Keserasian antara bentuk dan fungsi
mutlak harus dikondisikan. Keindahan bentuk jangan sampai mengganggu fungsi dan
sebaliknya fungsi jangan sampai menganggu bentuk. Kalau diperhatikan, pada
bagian badan “kewangen” yang merupakan kojong “kewangen” dibuat polos
(sederhana) tanpa hiasan, hal ini untuk memudahkan dipegang (dijepit) pada
cakupan kedua telapak tangan. Demikian juga, keindahan bentuk jangan sampai
tergganggu akibat salah menggunakan atau memegang “kewangen”.
Keserasian
bentuk dan fungsi “kewangen” akan memberikan kepuasan bathin saat
memandangi estetika “kewangen”, seperti dapat menimbulkan kesenangan, menyejukkan
pikiran, dan kedamaian hati. Demikian juga saat digunakan untuk sembahyang
dapat memberikan kekusukan dan kesucian bathin.
BAB
III
PENUTUP
3.1
Simpulan
Sesungguhnya
Kwangen atau Kuangen ini tidak hanya hiasan belaka. Tetapi, di dalamnya
sarat makna simbolis. dimana Kwangen ini sebagai media bagi umat untuk
menghubungkan diri dengan Sang Pencipta.
Kewangen tidak hanya dipakai
pada upacara persembahyangan saja tetapi juga dipakai pada upacara-upacara
lainnya umpamanya pada upacara Bhutayadnya. Kawangen ditempatkan di atas kulit
binatang (bayang-bayang) yang dipersembahkan. Pada upacara Devayadnya, Kawangen dipakai
melengkapi “pedagingan“, sedangkan pada upacara Pitrayadnya, Kwangen diletakkan
pada persendian-persendian seseorang yang sudah meninggal, ataupun pada puspa
(sekah).
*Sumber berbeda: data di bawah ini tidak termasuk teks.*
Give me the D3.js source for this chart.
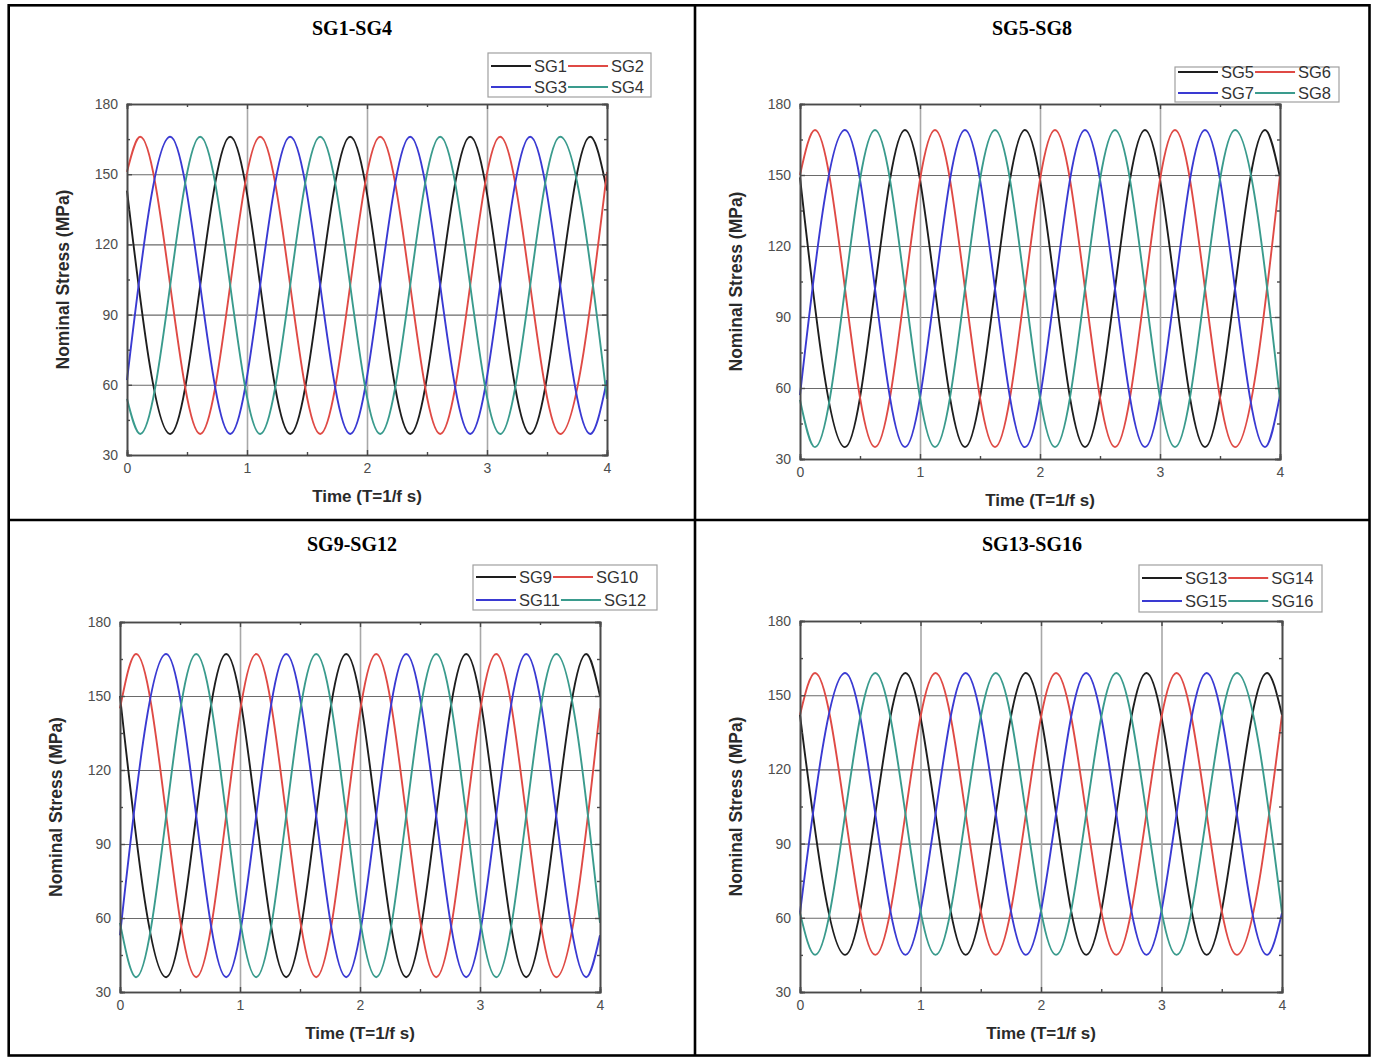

Rupanya fungsi Kawangen dalam hal ini adalah sebagai
“Pengurip-urip“. Disamping itu pada beberapa jenis sesajen akan dipergunakan
pula Kawangen sebagai pelengkapnya. Mengenai pemakaian uang
disesuaikan dengan fungsinya, yaitu bila dipakai
sebagai pengurip-urip sedapat mungkin dipakai uang kepeng, sebab
peranan uang dalam ha ini tidak hanya kepeng, tetapi juga sebagai pengganti
“Panca Datu” ( emas, perak, tembaga, besi dan permata ). Tetapi juga dipakai
pada upacara-upacara persembahyangan yang umum atau sebagai pelengkap sesuatu
sesajen, dapat dipergunakan uang logam, sebab yang diutamakan dalam hal ini
adalah bentuk yang bulat melambangkan Vindu.
Dapat disimpulkan estetika
“kewangen” nampak pada bentuknya yang kecil dan mungil yang tersusun atas
komposisi unsur-unsur yang indah dan bermakna simbolik serta dihiasi dengan
bunga-bunga yang harum. Keindahan (estetika) kewangen memiliki keserasian
bentuk dan fungsi sehingga nyaman digunakan pada saat sembahyang baik secara
fisik maupun bathin.
3.2
Saran
Ø Semoga makalah ini dapat berguna
sebagai bahan acuan dalam pembelajaran, khususnya pada pembelajaran terkait
dengan Estetika Hindu tentang Kewangen.